Des problèmes sont identifiés et solutions proposées pour les résorber. A quoi vont maintenant servir toutes ces études ?

Il y a, au moins, trois axes que j’identifie très vite. D’une part, il y a la réalisation d’un compendium des politiques culturelles qui est un objectif à long terme. Nous sommes déjà dans cette dynamique et le séminaire enclenche l’objectif final qui est un compendium des politiques culturelles au Sénégal. La deuxième chose est la publication des actes. Cependant, ces derniers vont concerner les séminaires de 2017 et de 2016. Ce qui permettra à tous les acteurs qui n’ont pas pu, pour plusieurs raisons, participer à chaque fois au séminaire d’avoir le livre et d’être au courant de ce qui était dit et de pouvoir également être un support de recherches.

Le troisième axe concret, et ça je l’espère puisque cela n’est pas de nos prérogatives, c’est l’application des suggestions. Ce séminaire est un recueil des besoins, un observatoire. Mais, il ne s’agit pas de prendre les choses et d’en faire de suite des lois. C’est un déclencheur et cela est un processus administratif beaucoup plus long qui dépendra de la Direction des Arts, du ministère de la Culture, de l’Etat, de manière générale. Il y a ainsi au moins trois choses concrètes que le séminaire aura participé à rendre possible. Depuis le début, la stratégie globale de ce séminaire était d’impliquer tous les acteurs de la chaine afin d’avoir une incidence dynamique, positive, concrète sur notre développement. Donc, il ne faut pas que l’université s’enferme dans sa tour d’ivoire. Il faut discuter tous ensemble.

Le cycle de 2017 est terminé. Qu’est-ce qui sera fait pour le prochain cycle ?
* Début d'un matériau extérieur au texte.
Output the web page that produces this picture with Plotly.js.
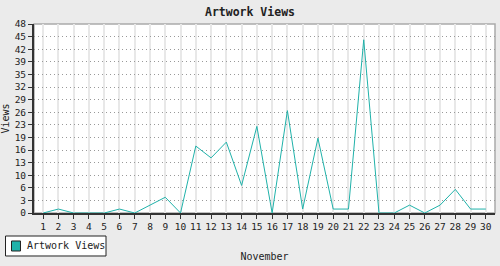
<!DOCTYPE html>
<html>
<head>
<meta charset="utf-8">
<script src="https://cdn.plot.ly/plotly-3.0.1.min.js"></script>
<style>html,body{margin:0;padding:0;background:#ebebeb;}#chart{width:500px;height:266px;}</style>
</head>
<body>
<div id="chart"></div>
<script>
const days = [1,2,3,4,5,6,7,8,9,10,11,12,13,14,15,16,17,18,19,20,21,22,23,24,25,26,27,28,29,30];
const views = [0,1,0,0,0,1,0,2,4,0,17,14,18,7,22,0,26,1,19,1,1,44,0,0,2,0,2,6,1,1];
const yTickVals = [0,3.2,6.4,9.6,12.8,16,19.2,22.4,25.6,28.8,32,35.2,38.4,41.6,44.8,48];
const yTickText = ['0','3','6','10','13','16','19','23','26','29','32','35','39','42','45','48'];
const seriesName = 'Artwork Views';
const lineColor = '#20b2aa';
const mono = '"DejaVu Sans Mono", "Liberation Mono", monospace';

const trace = {
  x: days, y: views, type: 'scatter', mode: 'lines', name: seriesName,
  line: {color: lineColor, width: 1}, showlegend: false
};

const layout = {
  width: 500, height: 266,
  paper_bgcolor: '#ebebeb', plot_bgcolor: '#ffffff',
  margin: {l: 34, r: 5, t: 24, b: 53},
  title: {text: '<b>Artwork Views</b>', font: {family: mono, size: 11.5, color: '#222'}, x: 0.5, xanchor: 'center', y: 0.955, yanchor: 'middle'},
  xaxis: {
    range: [0.4, 30.6], tickvals: days, ticktext: days.map(String),
    showgrid: true, gridcolor: '#e8e8e8', gridwidth: 2,
    showline: true, linecolor: '#333', linewidth: 2,
    ticks: 'outside', ticklen: 4, tickcolor: '#333', tickwidth: 1,
    tickfont: {family: mono, size: 9.5, color: '#222'},
    title: {text: 'November', font: {family: mono, size: 10, color: '#222'}, standoff: 22},
    zeroline: false, fixedrange: true
  },
  yaxis: {
    range: [0, 48], tickvals: yTickVals, ticktext: yTickText,
    showgrid: true, gridcolor: '#999', gridwidth: 1, griddash: '1px,3px',
    showline: true, linecolor: '#333', linewidth: 2,
    ticks: 'outside', ticklen: 4, tickcolor: '#333', tickwidth: 1,
    tickfont: {family: mono, size: 9.5, color: '#222'},
    title: {text: 'Views', font: {family: mono, size: 10, color: '#222'}, standoff: 6},
    zeroline: false, fixedrange: true
  },
  shapes: [
    {type: 'rect', xref: 'paper', yref: 'paper', x0: 0, x1: 1, y0: 0, y1: 1, line: {color: '#aaa', width: 1.5}, layer: 'below'},
    {type: 'rect', xref: 'paper', yref: 'paper', x0: -0.0618, x1: 0.1562, y0: -0.1217, y1: -0.2275, fillcolor: '#fff', line: {color: '#222', width: 1}},
    {type: 'rect', xref: 'paper', yref: 'paper', x0: -0.0488, x1: -0.0293, y0: -0.148, y1: -0.2011, fillcolor: lineColor, line: {color: '#222', width: 1}}
  ],
  annotations: [
    {xref: 'paper', yref: 'paper', x: -0.0206, y: -0.1746, xanchor: 'left', yanchor: 'middle', text: seriesName, showarrow: false, font: {family: mono, size: 10, color: '#222'}}
  ]
};

Plotly.newPlot('chart', [trace], layout, {displayModeBar: false, staticPlot: true});
</script>
</body>
</html>
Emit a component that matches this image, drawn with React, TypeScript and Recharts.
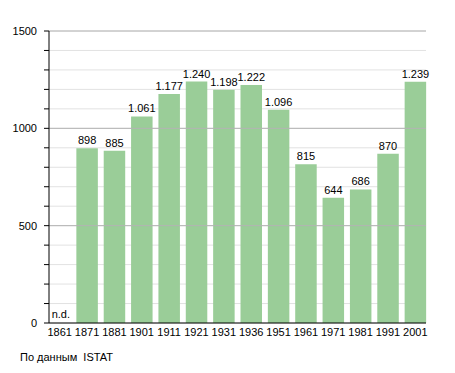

Nous avons plusieurs axes déjà pour 2018 sur lesquels nous avons commencé à travailler. Demain, à l’occasion de la cérémonie protocolaire qui clôt le festival des politiques culturelles, on va en parler. Il n’en reste pas moins qu’une chose est sure et certaine, ce partenariat entre le ministère de la Culture et l’université sera probablement reconduit. Pour l’année prochaine, il y a quelques axes saillants qui ont été développés, en 2017, comme la dimension économique de la culture va être mieux construite, mieux pensée.